A reading of chapter 135 discloses no reasonable connection between the scheme of regulating the business of fire insurance therein developed and the restriction in question. Many provisions are therein contained in the interest of the insured public. For the enforcement of these provisions, wide visitorial and supervisory powers are given to the superintendent of insurance. These powers seem to be ample for the enforcement of the provisions. As to the conduct of the business of fire insurance agencies, there are no regulations; no records are required to be kept by them, and no reports made. It seems to be contemplated that the insurance department of the state is to deal directly with the insurance companies. So we are not impressed with the soundness of appellees' argument that the regulation of fire insurance companies is made easier and less expensive by the provision that each company shall have but one representative in a town.

It is true that certain practices by insurance agents are prohibited under penalties and forfeiture of license. Most of these provisions relate, it appears, especially to life insurance. We find no restrictions upon the conduct of fire insurance agents seeming reasonably to require visitation and supervision of them, and we find nothing in the statute to satisfy us that the Legislature intended to establish any such control over them. In the dissenting opinion in the Washington case, it is pointed out that their statute requires the agent to keep *93 a complete record of all transactions. Such a provision furnishes some ground for arguing that the Legislature considered either that such record would aid in the supervision of the fire insurance business or that the agency business required supervision. We have no such provision here.

It is urged by counsel for appellees that there is a strong presumption in favor of the constitutionality of the statute, and that the reasonableness of a police regulation is a question, in the first instance, for legislative decision, and that, the Legislature having adopted such a regulation, there is a presumption in favor of its reasonableness. Before these principles can operate, however, it should appear that the Legislature regarded the restriction as a reasonable police regulation. There are many provisions of chapter 135 the purpose of which is manifest. They contribute to and facilitate state supervision of corporations authorized to make insurance contracts with citizens of New Mexico. Wherein section 69 contributes to such general purpose does not appear from the act itself, is not satisfactorily shown in argument, and has not been discovered by us. It stands alone, apparently expressing legislative intent to deprive some persons of property without due process and to grant special privileges to others. No other purpose appears. No other substantial result follows.
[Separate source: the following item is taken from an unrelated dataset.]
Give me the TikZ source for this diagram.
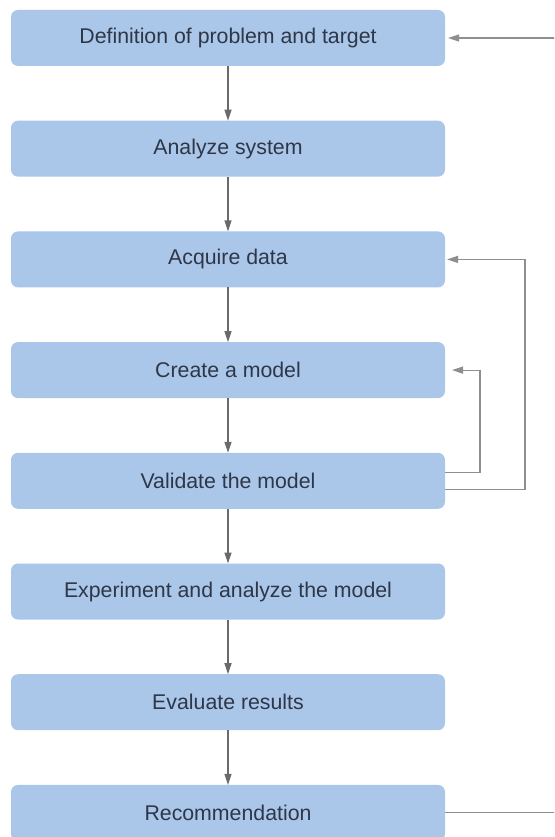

Not regarding it as an attempt to exercise the police power, we are not called upon to consider the extent of such power, nor the extent to which, when invoked, it will prevail over the constitutional limitations in question.

The arguments of counsel have taken a much wider range than here indicated. The conclusion we have reached, for the reasons stated and upon the authority of Northwestern National Ins. Co. et al. v. Fishback, supra, makes it unnecessary to consider the other interesting and ably presented points.

Holding that section 69 is unconstitutional in its present connection, it follows that the court erred in both of the cases, and that both judgments should be *94 reversed and the causes remanded, with directions in cause No. 3129 to grant peremptory writ of mandamus, and in cause No. 3128 to grant permanent injunction; and it is so ordered.

PARKER, C.J., and BICKLEY, J., concur.